BRIEF DESCRIPTIONS OF THE DRAWINGS
[0059] The above and other features and advantages will become readily apparent to those
skilled in the art by the following detailed description of exemplary embodiments
thereof with reference to the attached drawings, in which:
Figs. 1a and 1b schematically illustrates an example of components in a hearing device,
Figs. 2a and 2b schematically illustrates an example hearing device according to the
present disclosure,
Fig. 3 schematically illustrates an example hearing device according to the present
disclosure, having two decoupling elements in series,
Figs. 4a-4d schematically illustrates an example hearing device according to the present
disclosure, with a plug and socket arrangement between the behind-the-ear module and
the tube element,
Fig. 5 schematically illustrates an example of a tube assembly according to the present
disclosure,
Fig. 6 is a graph showing the impedance of an inductor at the self resonant frequency.
DETAILED DESCRIPTION
[0060] The present invention will become apparent from the detailed description given below.
The detailed description and specific examples disclose preferred embodiments of the
invention by way of illustration only.
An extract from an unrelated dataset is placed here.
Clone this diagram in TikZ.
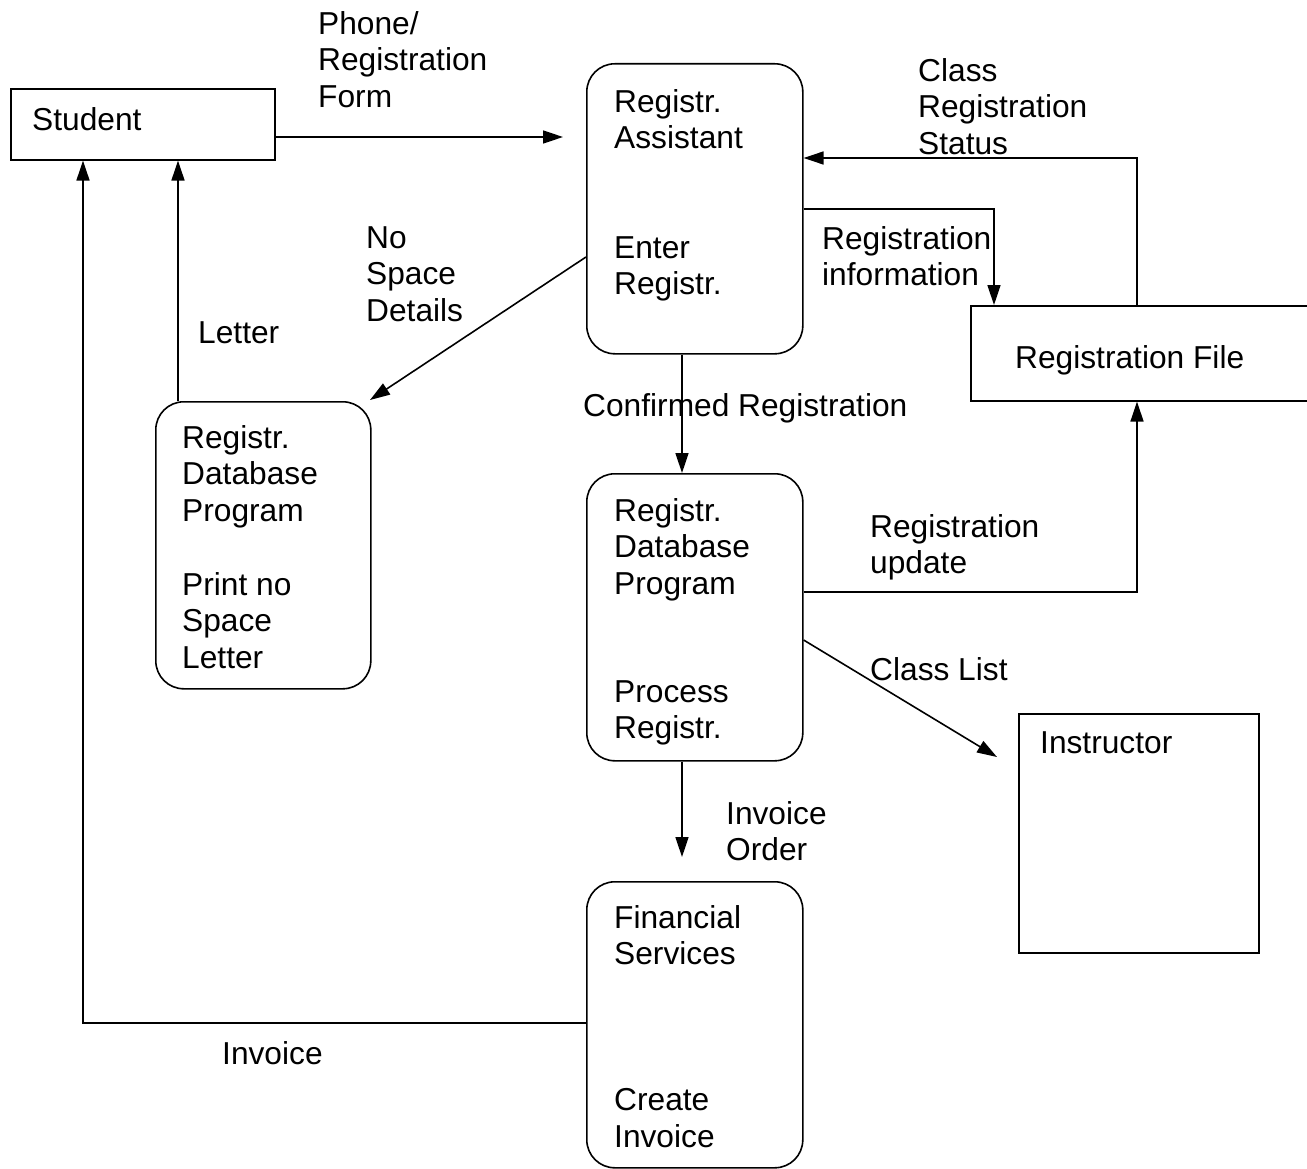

Those skilled in the art understand from guidance
in the detailed description that changes and modifications may be made within the
scope of the invention. The detailed description and specific examples disclose preferred
embodiments of the invention by way of illustration only. Those skilled in the art
understand from guidance in the detailed description that changes and modifications
may be made within the scope of the invention. Thus, the invention may be embodied
in other forms and should not be construed as limited to the herein disclosed embodiments.
The disclosed embodiments are provided to fully convey the scope of the invention
to the skilled person.
[0061] Various embodiments are described hereinafter with reference to the figures. Like
reference numerals refer to like elements throughout. Like elements will, thus, not
be described in detail with respect to the description of each figure. It should also
be noted that the figures are only intended to facilitate the description of the embodiments.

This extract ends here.